In 2011, despite all the activity by FIIs in gross terms, in net terms they neither put anything into equities nor took anything out.
Apart from debt, portfolio reallocation seems, for them, to have been the only game in town.
It will be months before SEBI data on FII trades in individual companies become available. Till then one way to take a peek is to look at FII shares in floating cap.
According to Securities and Exchange Board of India, FIIs' investment witnessed a net outflow of over Rs 2,700 crore.
Share in floating cap
Between December 2010 and December 2011, FIIs increased their share in floating cap by 1 per cent or more in 10 Sensex companies and cut by 1 per cent or more in 14.
At one end of the scale (for SBI, ICICI Bank, Hindalco, Jindal Steel & Power, BHEL and Tata Steel) falls in FII share were quite large: as much as 14 per cent of floating cap for SBI, and 5-6 per cent for the rest. At the other end, even the largest increases (HUL, Mahindra & Mahindra, TCS, NTPC, ONGC and ITC) were small (between 2 and 3 percentage points).
With the exception of Cipla and Bajaj Auto, companies from which FIIs pulled out suffered large price falls, of 35-50 per cent.

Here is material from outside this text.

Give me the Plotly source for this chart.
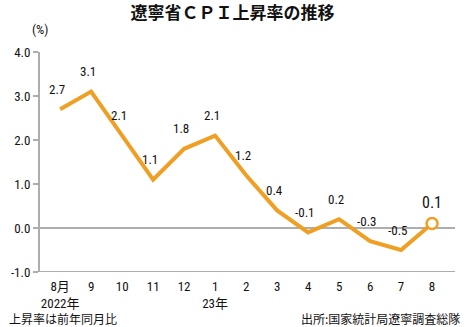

A number of companies in which FIIs upped their stake also fell, but less than the 25 per cent fall in the Sensex.
Correlation analysis
For Sensex companies as a group, the correlation between change in FII share in floating cap and changed valuations during 2011 was 0.63 (zero means no correlation at all, a score of 1 indicates perfect correlation).
This was far above the correlation of 0.4 for the January 2008-March 2009 meltdown (net FII outflows, Rs 60,000 crore), but in line with the April 2009-December 2010 period when huge FII inflows (Rs 220,000 crore) briefly drove the Sensex back to pre-crisis levels. For this period, the correlation between changed FII share in floating cap and changed market valuations was 0.66.